L’INC pourrait-elle un jour faire des essais comparatifs ? Par produits ? Sur la traçabilité ?
Oui, bien sûr, nous pouvons l’envisager. Toutefois aujourd’hui c’est très compliqué. Soit on teste juste la qualité gustative des produits. Mais pour quel intérêt ? Soit on analyse la composition chimique, soit on suit vraiment une filière pour vérifier que celle-ci respecte bien les canons du commerce équitable. Et là c’est hors de prix. On réfléchit plutôt à l’idée d’un site sur lequel on trouverait des infos, voire des comparaisons entre les prix et les promesses de différents produits.
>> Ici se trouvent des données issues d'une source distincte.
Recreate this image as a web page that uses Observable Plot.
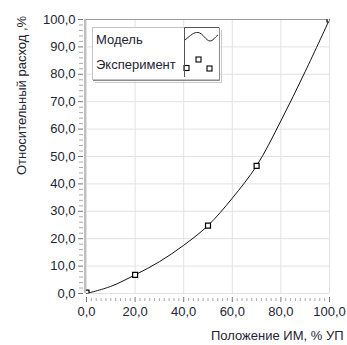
<!DOCTYPE html>
<html><head><meta charset="utf-8">
<script src="https://cdn.jsdelivr.net/npm/d3@7"></script>
<script src="https://cdn.jsdelivr.net/npm/@observablehq/plot@0.6"></script>
<style>
body{margin:0;background:#fff}
#wrap{position:relative;width:347px;height:345px}
#wrap svg{position:absolute;left:0;top:0}
</style>
</head><body><div id="wrap"></div>
<script>
const expX = [0, 20, 50, 70, 100];
const expY = [0.3, 6.8, 24.8, 46.6, 100];
const modelX = [0, 10, 20, 30, 40, 50, 60, 70, 80, 90, 100];
const modelY = [0, 2.6, 6.8, 11.6, 17.6, 24.8, 34.8, 46.6, 63, 81, 100];
const xTicks = [0, 20, 40, 60, 80, 100];
const yTicks = [0, 10, 20, 30, 40, 50, 60, 70, 80, 90, 100];
const xMinor = d3.range(0, 101, 2).filter(v => v % 20 !== 0);
const yMinor = d3.range(0, 101, 2).filter(v => v % 10 !== 0);
const xTitle = "Положение ИМ, % УП";
const yTitle = "Относительный расход ,%";
const legendLabels = ["Модель", "Эксперимент"];

const fmt = d => d.toFixed(1).replace(".", ",");
const expData = expX.map((x, i) => ({x, y: expY[i]}));
const modelData = modelX.map((x, i) => ({x, y: modelY[i]}));
const txt = "#1e2433";

const chart = Plot.plot({
  width: 347, height: 345,
  marginLeft: 86, marginRight: 18, marginTop: 19, marginBottom: 52,
  style: {fontFamily: "'Liberation Sans', Arial, sans-serif", fontSize: "13px", color: txt, background: "#fff"},
  x: {domain: [0, 100]},
  y: {domain: [0, 100]},
  marks: [
    Plot.gridX(xTicks, {stroke: "#e2e2e2", strokeOpacity: 1}),
    Plot.gridY(yTicks, {stroke: "#e2e2e2", strokeOpacity: 1}),
    Plot.ruleY([100], {stroke: "#9a9a9a"}),
    Plot.ruleX([0], {stroke: "#808080", dx: -1.5}),
    Plot.axisX(xTicks, {tickSize: 5, dy: 4, tickPadding: 4, tickFormat: fmt, stroke: "#777", fill: txt, label: null}),
    Plot.axisX(xMinor, {tickSize: 3, dy: 5, text: null, stroke: "#aaa", label: null}),
    Plot.axisY(yTicks, {tickSize: 5, dx: -3, tickPadding: 3, tickFormat: fmt, stroke: "#777", fill: txt, label: null}),
    Plot.axisY(yMinor, {tickSize: 4, dx: -3, text: null, stroke: "#aaa", label: null}),
    Plot.line(modelData, {x: "x", y: "y", curve: "catmull-rom", stroke: "#111", strokeWidth: 1}),
    Plot.dot(expData, {x: "x", y: "y", symbol: "square", r: 2.8, stroke: "#000", fill: "#fff", strokeWidth: 1.2, clip: true}),
    Plot.text([yTitle], {frameAnchor: "top-left", dx: -70, dy: 76, rotate: -90, textAnchor: "middle", fill: txt}),
    Plot.text([xTitle], {frameAnchor: "bottom-right", dx: 14, dy: 46, textAnchor: "end", fill: txt})
  ]
});
const wrap = document.getElementById("wrap");
wrap.appendChild(chart);

// Legend overlay
const NS = "http://www.w3.org/2000/svg";
const lg = d3.select(wrap).append("svg").attr("width", 347).attr("height", 345)
  .style("font-family", "'Liberation Sans', Arial, sans-serif").style("font-size", "13px");
lg.append("rect").attr("x", 92.5).attr("y", 27.5).attr("width", 127).attr("height", 52).attr("fill", "#fff").attr("stroke", "#c4c4c4");
lg.append("path").attr("d", "M219.5,28V80.5H93").attr("fill", "none").attr("stroke", "#8a8a8a");
lg.append("path").attr("d", "M221.5,30V82.5H95").attr("fill", "none").attr("stroke", "#c8c8c8");
lg.append("path").attr("d", "M184.5,77V27.5H219").attr("fill", "none").attr("stroke", "#555");
lg.append("text").attr("x", 96).attr("y", 43.5).attr("fill", txt).text(legendLabels[0]);
lg.append("text").attr("x", 96).attr("y", 68.5).attr("fill", txt).text(legendLabels[1]);
lg.append("path").attr("d", "M185,40C191,35 194,32 198,32.5C203,33 206,41 210,41C213,41 215,37 218,35")
  .attr("fill", "none").attr("stroke", "#222").attr("stroke-width", 1);
[[186.5, 68], [198.5, 59.5], [209.5, 68.5]].forEach(([cx, cy]) => {
  lg.append("rect").attr("x", cx - 2.5).attr("y", cy - 2.5).attr("width", 5).attr("height", 5)
    .attr("fill", "#fff").attr("stroke", "#000").attr("stroke-width", 1.1);
});
lg.append("line").attr("x1", 184.5).attr("x2", 184.5).attr("y1", 60).attr("y2", 77).attr("stroke", "#555");
</script>
</body></html>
Propos recueillis par Georges Goubier
Demain un label international ?
Si Max Havelaar est le label indéniablement le plus connu, il n’est pas le seul à représenter le commerce équitable. D’autres labels existent aussi sur le marché en concurrence avec lui et en l’absence d’un véritable label officiel reconnu par les pouvoirs publics.
Pour être reconnu par la législation française, un label doit comporter :
– un cahier des charges ;
– un organisme certificateur accrédité par l’État ;
– un certificat de conformité ;
– un arrêté doit homologuer son label.Sur le plan international, il doit recevoir un agrément ISO 65 (FLO est en cours d’obtention).